The Wonderful, Charming, Gay “Super Drags”

By: Sam Quattro

 

Something I’ve complained about for years is the lack of LGBTQ+ representation in animation. And down from the heavens of my Netflix recommendations came this super stylized adult animated show about super hero drag queens! Five episodes at 22 minutes each? Perfect for a midnight binge! I was a bit cautious at first: usually when the worlds of “adult animation” and gay culture mix, it’s a terrible negative stereotype-fest that only serves as a way for people to make “lol aren’t the homosexuals perverse and weird” jokes. But within the first five minutes of Super Drags, I was all-in for the ride.

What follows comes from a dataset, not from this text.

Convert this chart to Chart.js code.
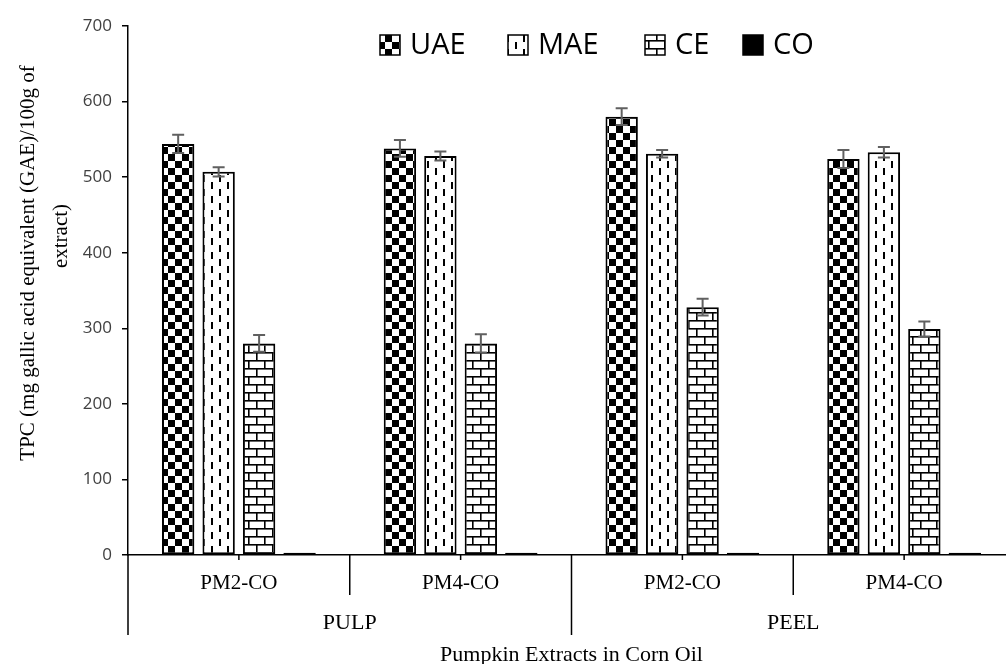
<!DOCTYPE html>
<html><head><meta charset="utf-8">
<script src="https://cdn.jsdelivr.net/npm/chart.js@4.4.1/dist/chart.umd.min.js"></script>
<style>html,body{margin:0;padding:0;background:#fff;overflow:hidden}#wrap{width:1006px;height:664px;overflow:hidden}</style>
</head><body><div id="wrap"><canvas id="c" width="1015" height="664" style="width:1015px;height:664px"></canvas></div>
<script>
// ---- data ----
const categories = ["PM2-CO", "PM4-CO", "PM2-CO", "PM4-CO"];
const groups = ["PULP", "PEEL"];
const seriesNames = ["UAE", "MAE", "CE", "CO"];
const uaeValues = [544, 538, 580, 524];
const maeValues = [507, 528, 531, 533];
const ceValues = [280, 280, 328, 299];
const coValues = [3, 3, 3, 3];
const uaeErr = [12, 11, 11, 12];
const maeErr = [6, 6, 5, 7];
const ceErr = [11, 12, 11, 10];
const coErr = [0, 0, 0, 0];
const yTicks = [0, 100, 200, 300, 400, 500, 600, 700];
const yTitle = ["TPC (mg gallic acid equivalent (GAE)/100g of", "extract)"];
const xTitle = "Pumpkin Extracts in Corn Oil";

// ---- patterns ----
function mk(w, h, draw) {
  const c = document.createElement('canvas'); c.width = w; c.height = h;
  const g = c.getContext('2d'); g.fillStyle = '#fff'; g.fillRect(0, 0, w, h); g.fillStyle = '#000'; draw(g);
  return document.getElementById('c').getContext('2d').createPattern(c, 'repeat');
}
const pChecker = mk(14, 14, g => { g.fillRect(0, 0, 7, 7); g.fillRect(7, 7, 7, 7); });
const pDash = mk(16, 14, g => { g.fillRect(3, 0, 2, 7); g.fillRect(11, 7, 2, 7); });
const pBrick = mk(16, 16, g => { g.fillRect(0, 0, 16, 1.6); g.fillRect(0, 8, 16, 1.6); g.fillRect(0, 0, 1.6, 8); g.fillRect(8, 8, 1.6, 8); });
const fills = [pChecker, pDash, pBrick, '#000'];
const vals = [uaeValues, maeValues, ceValues, coValues];
const errs = [uaeErr, maeErr, ceErr, coErr];

const datasets = seriesNames.map((n, i) => ({
  label: n, data: vals[i], errors: errs[i],
  backgroundColor: fills[i], borderColor: '#000', borderWidth: 2, borderSkipped: false,
  categoryPercentage: 0.73, barPercentage: 0.8
}));

const errorBars = {
  id: 'errorBars',
  afterDatasetsDraw(chart) {
    const ctx = chart.ctx, y = chart.scales.y;
    ctx.save(); ctx.strokeStyle = '#606060'; ctx.lineWidth = 2;
    chart.data.datasets.forEach((ds, i) => {
      const meta = chart.getDatasetMeta(i);
      meta.data.forEach((el, j) => {
        const e = ds.errors[j]; if (!e) return;
        const v = ds.data[j];
        const t = y.getPixelForValue(v + e), b = y.getPixelForValue(v - e);
        ctx.beginPath();
        ctx.moveTo(el.x, t); ctx.lineTo(el.x, b);
        ctx.moveTo(el.x - 6, t); ctx.lineTo(el.x + 6, t);
        ctx.moveTo(el.x - 6, b); ctx.lineTo(el.x + 6, b);
        ctx.stroke();
      });
    });
    ctx.restore();
  }
};

const legendX = [380, 508, 645, 743];
const extras = {
  id: 'extras',
  afterDraw(chart) {
    const ctx = chart.ctx, x = chart.scales.x, ca = chart.chartArea;
    const base = ca.bottom;
    ctx.save(); ctx.strokeStyle = '#000'; ctx.lineWidth = 1.5;
    const per = categories.length / groups.length;
    ctx.beginPath();
    for (let i = 0; i < categories.length; i++) {
      const cx = x.getPixelForTick(i);
      ctx.moveTo(cx, base); ctx.lineTo(cx, base + 5);
    }
    const step = x.getPixelForTick(1) - x.getPixelForTick(0);
    for (let i = 0; i <= categories.length; i++) {
      const bx = x.getPixelForTick(0) - step / 2 + i * step;
      const len = (i % per === 0) ? 80 : 40;
      ctx.moveTo(bx, base); ctx.lineTo(bx, base + len);
    }
    ctx.stroke();
    // y axis title
    ctx.fillStyle = '#000';
    ctx.font = '21px "Liberation Serif", "Times New Roman", serif';
    ctx.textAlign = 'center'; ctx.textBaseline = 'middle';
    const pos = [[28, 263], [61, 236]];
    yTitle.forEach((t, k) => {
      ctx.save(); ctx.translate(pos[k][0], pos[k][1]); ctx.rotate(-Math.PI / 2);
      ctx.fillText(t, 0, 0); ctx.restore();
    });
    // legend
    ctx.font = '29px "Open Sans", sans-serif';
    ctx.textAlign = 'left';
    const ly = 45;
    chart.data.datasets.forEach((ds, k) => {
      const lx = legendX[k];
      ctx.fillStyle = ds.backgroundColor;
      ctx.fillRect(lx, ly - 10, 20, 20);
      ctx.lineWidth = 1.5; ctx.strokeStyle = '#000';
      ctx.strokeRect(lx, ly - 10, 20, 20);
      ctx.fillStyle = '#000';
      ctx.fillText(ds.label, lx + 30, ly + 1);
    });
    ctx.restore();
  }
};

new Chart(document.getElementById('c'), {
  type: 'bar',
  data: { labels: categories, datasets },
  options: {
    responsive: false, animation: false,
    layout: { padding: { top: 26, right: 0, left: 0, bottom: 0 } },
    plugins: { legend: { display: false }, tooltip: { enabled: false } },
    scales: {
      y: {
        min: 0, max: 700,
        afterBuildTicks: s => { s.ticks = yTicks.map(v => ({ value: v })); },
        afterFit: s => { s.width = 128; },
        ticks: { color: '#404040', padding: 10, font: { family: '"Open Sans", sans-serif', size: 17 } },
        grid: { display: true, drawOnChartArea: false, drawTicks: true, tickLength: 6, color: '#000', lineWidth: 1.5 },
        border: { display: true, color: '#000', width: 1.5 }
      },
      x: {
        afterFit: s => { s.height = 47; },
        ticks: { color: '#000', padding: 8, font: { family: '"Liberation Serif", serif', size: 21 } },
        grid: { display: false },
        border: { display: true, color: '#000', width: 1.5 }
      },
      x2: {
        type: 'category', labels: groups, position: 'bottom', offset: true,
        afterFit: s => { s.height = 62; },
        grid: { display: false }, border: { display: false },
        ticks: { color: '#000', padding: 0, font: { family: '"Liberation Serif", serif', size: 22 } },
        title: { display: true, text: xTitle, color: '#000', padding: { top: 0, bottom: -4 }, font: { family: '"Liberation Serif", serif', size: 22 } }
      }
    }
  },
  plugins: [errorBars, extras]
});
</script>
</body></html>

Super Drags is the tale of…well, the Super Drags. Patrick, Donizete, and Ralph are not-so-secretly magical girl drag queens and alongside the superstar singer Goldiva and the boss Champagne it’s their mission is to stop the evil Lady Elza from sucking up every gay’s “highlight” (that is, the spark inside us that makes us special). From the Brazilian studio Combo Estúdio, the English dub features the talents of Ginger Minj, Rod Keller, Shangela, Willam, Jeff Manabat, and Trixie Mattel. It can get incredibly raunchy in its humor and I almost want to go back and count how many penis outlines and/or phallic symbols are in each episode, but I think the key thing here is that it isn’t making fun of any of the gay characters, it’s more shedding light on different points in the community and reads as a fun inside joke.

One of the stand out episodes for me was the second of this season, “Image is Everything.” Its primary focus is on Patrick, who isn’t painted as “traditionally” attractive. He’s fat, bald, too flamboyant and he tries to cover those things up on dating apps in order to find someone who will like him. He gets rejected at the start of the episode by this beauty of a tattooed, ripped photographer and it sends him spiraling down to the point where he can’t participate in the monster battle of the episode. In front of the mirror, he puts on a wig of short brown hair and blue eye contacts, duct tapes his fat into a more buff shape and gets a date with a hunky doctor that doesn’t go so well. It explores the ideas of what harms the masc4masc mentality bring, online dating, and how you shouldn’t base your self worth on whether or not someone finds you attractive. And that message rattles all throughout the community, that you aren’t supposed to be “stereotypical” and you should strive to look and act more in line with the rigid gender binary. You don’t want to be one of those gays, do you? Well, Patrick is and he becomes proud of it. He is who he is and he shouldn’t have to change in order to fit people’s ideal of the “perfect gay.” I’m on a similar point in the spectrum as a butch lesbian and it was tear-inducing to see that issue be addressed. I spent so long trying not to be like that, I didn’t want to be stereotypical. But there’s nothing wrong with being that way and I wish I could go back and show my 19 year old self this episode.

The show touches on a good amount of heavy topics with surprising grace. There’s an episode that deals with a gay conversion camp with really funny elements but also a real sensitivity to the situation, and another one that deals with being poor, gay, and black and the sacrifices one has to make in that situation in order to pay the bills that walks the same line of funny and real. While there is a lot of humor that can miss (there is a metric ton of sex references that I thought got a little bit out of hand), at the end of the day the show is all about loving yourself and your friends, neighbors, and family that you’re connected to. That the LGBTQ+ community, despite all the issues and fighting within itself, are a family and our combined support for one another is stronger than any opposition we may face.

It’s an incredible message that has rarely been brought up even within our own media. For example, you can look at any movie about/by gay people and there’s always going to be some sort of negative trait that defines all of an identity. Lesbians are humorless and serious man haters, gay men are swishy and obsessed with sex, bisexuals are indecisive and are just secretly straight people experimenting, and trans people, if they exist at all, are “deceptive” because they can pass as cis. It’s not good when we’re all separated and hating each other because of what we’ve been fed to think. We need each other now more than ever, and we need to give each other a fair shot before we all start throwing harmful and untrue stereotypes around as to why we don’t want to associate with someone. The different letters in the acronym all have different issues that affect them: a cis white gay man won’t have the same challenges as a trans black woman. But we need to stand in solidarity with one another and show up for each other when we have troubles. That’s what makes us a community.

Super Drags is one of the best things happening for LGBTQ+ representation in animation right now. It’s revolutionary in its frankness of being what it is, highlights, warts, and all. It doesn’t mince words about who its protagonists are and it doesn’t treat them as a punchline. Rare is a show that is all about the fun of being gay as well as the harder parts, that can make you laugh one minute and cry the next. It’s one of the truest shows I’ve ever seen. It doesn’t matter if you’re into drag, are any shade of queer, or into magical girls or not, Super Drags is a must watch. It is rated TV-MA, so keep that in mind for your viewing (it is adult animation after all). It’ll take you, like, a little over an hour and a half to watch all of the first season. That’s shorter than a lot of movies. It’s on Netflix. What are you waiting for?